Azélie commence son journal en novembre 1867. Elle l’abandonne quelques mois plus tard, le 24 mai 1868. Il a été tenu secret pendant plus d’un siècle. On sait maintenant pourquoi. Georges Aubin en rend compte : Azélie souffrait, peut-être victime de ce que nous nommerions aujourd’hui dépression, peut-être de troubles bipolaires. Les gens parlaient alors de « crises nerveuses », certains proches évoquaient l’épilepsie. Azélie disait « vertiges », « abattement », elle avoue ici ne plus avoir toute sa tête, elle décrit là un « trop-plein de pensées » qui la saisit parfois. Ce ne sont pas de banals états d’âme : Azélie s’automutile, elle connaît des épisodes de délire. De cette situation, son journal parle peu, parfois entre les lignes, parfois explicitement : « Jamais en ce monde je ne saurai quand c’est mon esprit ou mon corps qu’il faut soigner ». On y lit cependant, même ignorant du contexte et de la biographie de la diariste, une grande culpabilité, une humeur changeante (Azélie se dispute avec ses servantes, elle congédie et embauche sans arrêt), une haute exigence envers soi (dont la culpabilité serait le revers), on y sent un réel talent d’écrivain, une foi chancelante, tour à tour impérieuse et fragile. Les références à Dieu sont quasi constantes. Quatre-vingt-seize occurrences dans la mince cinquantaine de pages que compte son journal (dixit Aubin). On voit une jeune femme tour à tour avide de vivre et torturée : « J’ai peur de vivre et j’ai peur de mourir ».
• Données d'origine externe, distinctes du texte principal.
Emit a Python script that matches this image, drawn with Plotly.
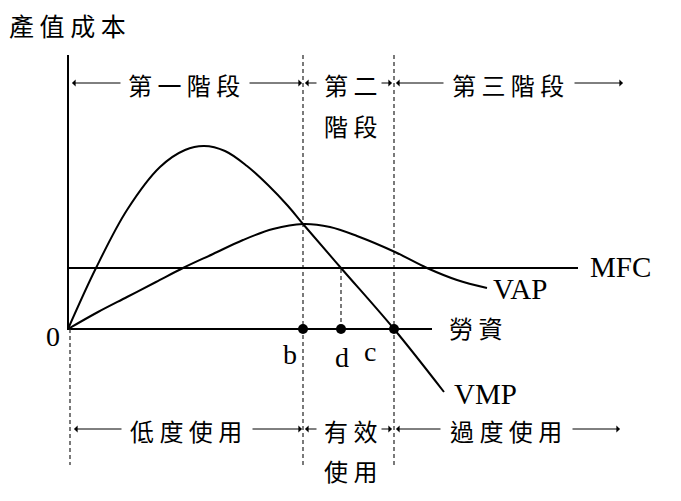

Une écriture angoissée. Dommage pourtant qu’elle n’ait pas écrit davantage, dommage aussi qu’Azélie ait grandi à cette époque et dans les conditions qui prévalaient alors : qui sait ce dont elle aurait accouché comme essayiste ou journaliste. « La publicité [entendre : le journalisme] étant hors du ressort ordinaire des devoirs des femmes, je ne m’y dois embarquer qu’avec prudence », note-t-elle. N’empêche, nous avons ces quelques entrées. Je le dis le plus simplement du monde : Azélie écrit bien, elle nous touche. Son journal est trop court.
Le bouquin présente six sections. Un bref avant-propos de Micheline Lachance précède la bonne introduction de Georges Aubin. La biographe de Julie Papineau (la mère) situe Azélie à gros traits. Spécialiste de la famille Papineau, Aubin nous livre une mise en contexte plus détaillée et des notes éclairantes. Suivent le journal lui-même et quelques extraits de lettres, dont une de 1856, de douze ans plus ancienne que le journal. Cinq portraits et une bibliographie indicative complètent l’ouvrage.